Dans la salle des fêtes de Saint-Jean-Saint-Germain, commune d’Indre-et-Loire proche du Loir-et-Cher et de l’Indre (ces trois départements constituant le périmètre d’intervention de la MSA Berry-Touraine), la caisse a organisé une « réunion d’initiative locale » : une contribution à la consultation massive organisée dans notre pays – le grand débat national – afin de permettre l’expression des citoyens et l’émergence de propositions, dans une période entachée par une crise de confiance, malmenée par des interpellations parfois violentes et marquée par de multiples frustrations.
Cette démarche participative n’est pas nouvelle pour la MSA. Pour preuve son réseau de représentants, sur chaque canton, à l’écoute de la population agricole et rurale, mais aussi les programmes de développement social local qu’elle instille à partir des besoins des territoires et avec la contribution active des habitants, et le souci permanent de ne laisser personne « au bord de la route », de favoriser l’inclusion pour un mieux vivre-ensemble… Logique donc que, fidèle à ses valeurs, elle s’empare de cette opportunité pour que résidents et acteurs locaux s’expriment sur leur vision de l’accès à la protection sociale et aux services.

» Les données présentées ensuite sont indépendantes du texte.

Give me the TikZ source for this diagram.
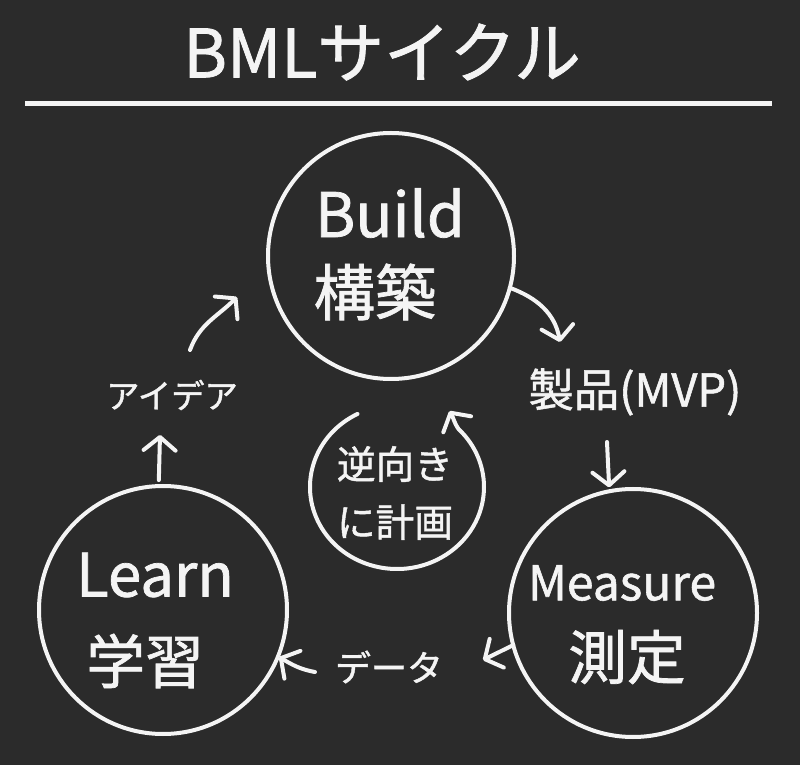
\documentclass[tikz,border=0pt]{standalone}
\usepackage{fontspec}
\usepackage{tikz}
\usetikzlibrary{arrows.meta}
\newfontfamily\jpfont[FakeBold=1.2]{Noto Sans CJK JP}
\definecolor{board}{HTML}{2B2B2B}
\definecolor{chalk}{HTML}{F4F4F4}
\tikzset{
  stage/.style={circle,draw=chalk,line width=3pt,minimum size=#1,inner sep=0pt,outer sep=0pt},
  chalktext/.style={text=chalk,inner sep=0pt,font=\jpfont\fontsize{#1}{#1}\selectfont},
  flow/.style={-{Straight Barb[length=10pt,width=24pt,round]},chalk,line width=3pt,line cap=round},
}
\begin{document}
\begin{tikzpicture}[x=0.75pt,y=0.75pt]
  \fill[board] (0,0) rectangle (800,765);
  \useasboundingbox (0,0) rectangle (800,765);
  % title and rule
  \node[chalktext=50] (title) at (382,713) {BMLサイクル};
  \draw[chalk,line width=3.75pt] (25,661) -- (772,661);
  % the three stages
  \node[stage=184.5pt] (build) at (391,509) {};
  \node[stage=186pt] (meas) at (633,152) {};
  \node[stage=186pt] (learn) at (163,155) {};
  \node[chalktext=46] (build en) at (390,552) {Build};
  \node[chalktext=46] (build ja) at (375,473) {構築};
  \node[chalktext=36] (meas en) at (622,182) {Measure};
  \node[chalktext=44] (meas ja) at (627,108) {測定};
  \node[chalktext=45] (learn en) at (155,190) {Learn};
  \node[chalktext=44] (learn ja) at (145,104) {学習};
  % what passes between them
  \node[chalktext=34] (mvp) at (635,373) {製品(MVP)};
  \node[chalktext=27] (data) at (389,98) {データ};
  \node[chalktext=25] (idea) at (172,370) {アイデア};
  \node[chalktext=29,align=center] (plan) at (395,272) {逆向き\\[14.5pt]に計画};
  \coordinate (t1) at (560,423);
  \coordinate (s2) at (607,323);
  \coordinate (t3) at (483,105);
  \coordinate (s4) at (315,93);
  \coordinate (t5) at (160,330);
  \coordinate (s6) at (190,415);
  \coordinate (t6) at (237,468);
  \coordinate (loop) at (397,278);
  % arrows
  \draw[flow] (build.-15) to[out=-20,in=100] (t1);
  \draw[flow,shorten >=3pt] (s2) -- (meas.101);
  \draw[flow] (meas.195) -- (t3);
  \draw[flow,shorten >=1pt] (s4) to[out=170,in=-30] (learn.-22);
  \draw[flow,shorten <=4.5pt] (learn.92) -- (t5);
  \draw[flow] (s6) to[out=70,in=225] (t6);
  \draw[flow] (loop) ++(117:87 and 82) arc[start angle=117,end angle=405,x radius=87,y radius=82]
    to[out=125,in=-60] ++(-9,18);
\end{tikzpicture}
\end{document}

« Difficile de trouver un médecin traitant »
Les participants auraient certes pu être plus nombreux mais ceux qui étaient présents – qu’ils soient salarié agricole, retraité, chef d’entreprise, mère de famille, élu local, représentant MSA… – ont voulu apporter leur contribution afin de partager leur ressenti et de proposer des pistes pour faire avancer les choses.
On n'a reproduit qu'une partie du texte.